Distinctive forms of thriller have developed in the United States. Drawing on the Gothic narratives of Edgar Allan Poe, “chillers” (a hybrid of thriller and horror story) have produced the record-breaking 1980s and 1990s best sellers of Stephen King. King's Cujo (1981) and Gerald's Game (1994), narratives with no supernatural dimension, are classic exercises in the protracted suspense which has always been the staple element in thrillers. “Hardboiled” crime fiction, originating with Red Harvest and The Dain Curse (both 1929) by Dashiell Hammett, was given a best-selling twist in the “vigilante thrillers” of Mickey Spillane, beginning with I, the Jury (1947). Vigilante thrillers were boosted by Brian Garfield's more sophisticated tale of urban middle-class revenge, Death Wish (1972), a novel which became a long-term best seller following its hugely successful film adaptation (directed by Michael Winner, starring Charles Bronson), in 1974. Vigilante thrillers are notable for a sadistic degree of physical violence—something which, after the 1950s, increasingly appealed to readers.
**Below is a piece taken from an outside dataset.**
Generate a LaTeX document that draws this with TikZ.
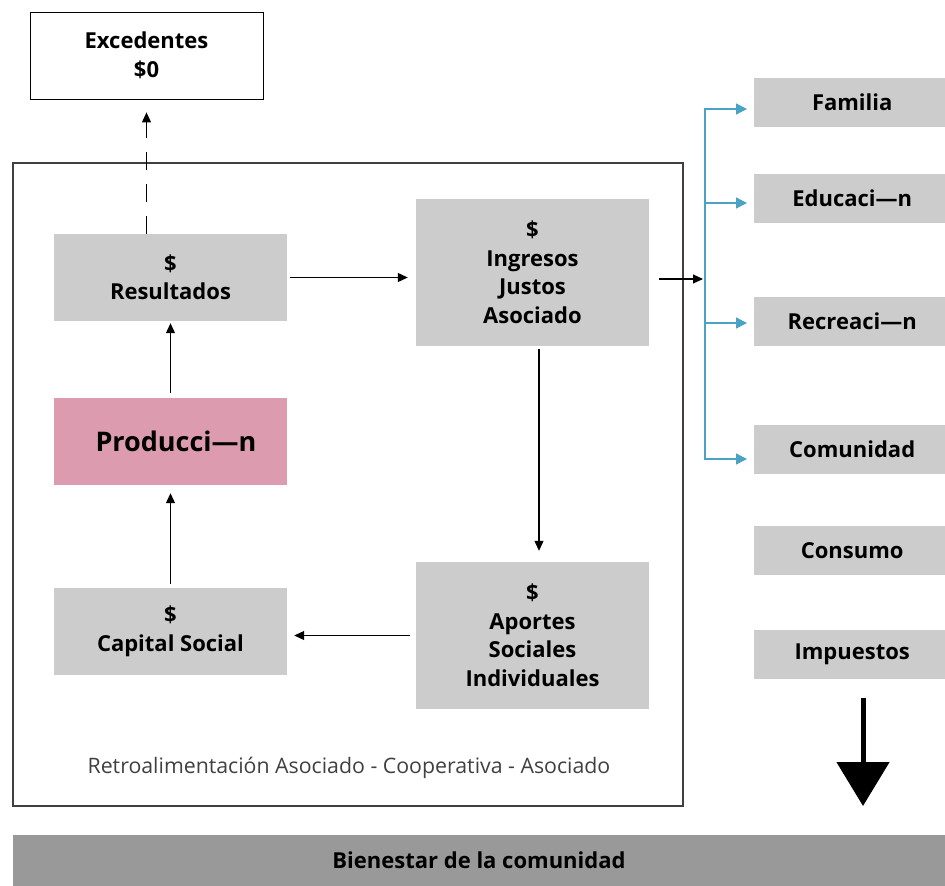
\documentclass[tikz,border=0pt]{standalone}
\usepackage{fontspec}
\setmainfont{Open Sans}
\usepackage{tikz}
\usetikzlibrary{arrows.meta}
\usetikzlibrary{calc}
\definecolor{boxgray}{HTML}{CCCCCC}
\definecolor{prodpink}{HTML}{DC9BAF}
\definecolor{bargray}{HTML}{999999}
\definecolor{linkblue}{HTML}{4BA3C3}
\definecolor{framegray}{HTML}{404040}

\begin{document}
\begin{tikzpicture}[x=1pt, y=-1pt,
    caja/.style={fill=boxgray, minimum width=233pt, minimum height=87pt, inner sep=0pt, align=center,
                 font=\fontsize{22}{28.5}\selectfont\bfseries},
    destino/.style={fill=boxgray, minimum width=191pt, minimum height=49pt, inner sep=0pt, anchor=west,
                 font=\fontsize{22}{28.5}\selectfont\bfseries},
    flecha/.style={-{Triangle[length=10pt,width=9pt]}, line width=1.1pt, black},
    azul/.style={-{Triangle[length=11pt,width=11pt]}, line width=1.4pt, linkblue, shorten >=7pt}]
    \useasboundingbox (0,0) rectangle (945,886);

    % excedentes arriba
    \node[caja, fill=white, draw=black, line width=0.8pt] (exc) at (146.5,55.5) {Excedentes\\\$0};

    % marco de la cooperativa
    \draw[framegray, line width=1.2pt] (13,163) rectangle (683,806);

    \node[caja] (res) at (170.5,277.5) {\$\\Resultados};
    \node[caja, minimum height=147pt] (ing) at (532.5,272.5) {\$\\Ingresos\\Justos\\Asociado};
    \node[caja, fill=prodpink, font=\fontsize{27}{34}\selectfont\bfseries] (prod) at (170.5,441.5) {\hspace*{11pt}Producci—n};
    \node[caja] (cap) at (170.5,631.5) {\$\\Capital Social};
    \node[caja, minimum height=147pt] (apo) at (532.5,635.5) {\$\\Aportes\\Sociales\\Individuales};

    \node[text=framegray, font=\fontsize{21.3}{24}\selectfont] (lbl) at (349,768)
        {Retroalimentación Asociado - Cooperativa - Asociado};

    % ciclo
    \draw[flecha, shorten <=3pt, shorten >=8pt] (res.east) -- (res.east -| ing.west);
    \draw[flecha, shorten <=3pt, shorten >=11pt] ($(ing.south)+(6.5,0)$) -- ($(apo.north)+(6.5,0)$);
    \draw[flecha, shorten <=6pt, shorten >=7pt] (apo.west) -- (apo.west -| cap.east);
    \draw[flecha, shorten <=4pt, shorten >=8pt] (cap.north) -- (prod.south);
    \draw[flecha, shorten <=5pt, shorten >=2pt] (prod.north) -- (res.south);
    \draw[flecha, dash pattern=on 18pt off 14pt, shorten >=13pt] (res.north -| exc.south) -- (exc.south);

    % destinos a la derecha
    \coordinate (br) at (705,279);
    \draw[flecha, shorten <=10pt, shorten >=2pt] (ing.east |- br) -- (br);
    \foreach \id/\name/\y/\dy in {fam/Familia/102.5/6.5, edu/Educaci—n/198.5/4.5, rec/Recreaci—n/321.5/1.5, com/Comunidad/449.5/9.5}
    {
        \node[destino] (\id) at (754,\y) {\hspace*{5pt}\name};
        \draw[azul] (br) |- ($(\id.west)+(0,\dy)$);
    }
    \foreach \id/\name/\y in {con/Consumo/550.5, imp/Impuestos/654.5}
        \node[destino] (\id) at (754,\y) {\hspace*{5pt}\name};

    % flecha grande y bienestar
    \coordinate (bt) at (863,698);
    \coordinate (bb) at (863,806);
    \draw[line width=5pt, -{Triangle[length=44pt,width=52pt]}] (bt) -- (bb);
    \node[fill=bargray, minimum width=932pt, minimum height=51pt, inner sep=0pt,
          font=\fontsize{22}{24}\selectfont\bfseries] (bien) at (479,860.5) {Bienestar de la comunidad};
\end{tikzpicture}
\end{document}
The gangster thriller, given mass popularity with novelizations and spin-offs of the James Cagney movie, The Public Enemy (1931), and reworked in James Hadley Chase's unashamedly trashy No Orchids for Miss Blandish (1939), re-emerged as Mario Puzo's super-selling Mafia epic, The Godfather (1969)—a work which incorporates in its massive and sprawling structure many features of the traditional crime thriller.

With The Andromeda Strain (1974), Michael Crichton popularized a genre which has come to be known as the “technothriller”, narratives lavishly embellished with reference to science and technology. The genre was further exploited in the Cold War technothrillers of Tom Clancy, with their heavy reliance on an insider's knowledge about advanced weaponry. Clancy's technothrillers (particularly after the filming of the 1984 novel, The Hunt for Red October, in 1990) are among the top-selling novels of the 20th century. Clancy's sales are rivalled by John Grisham's courtroom thrillers, following The Firm (1991). Grisham's novels have also benefited from successful film tie-ins.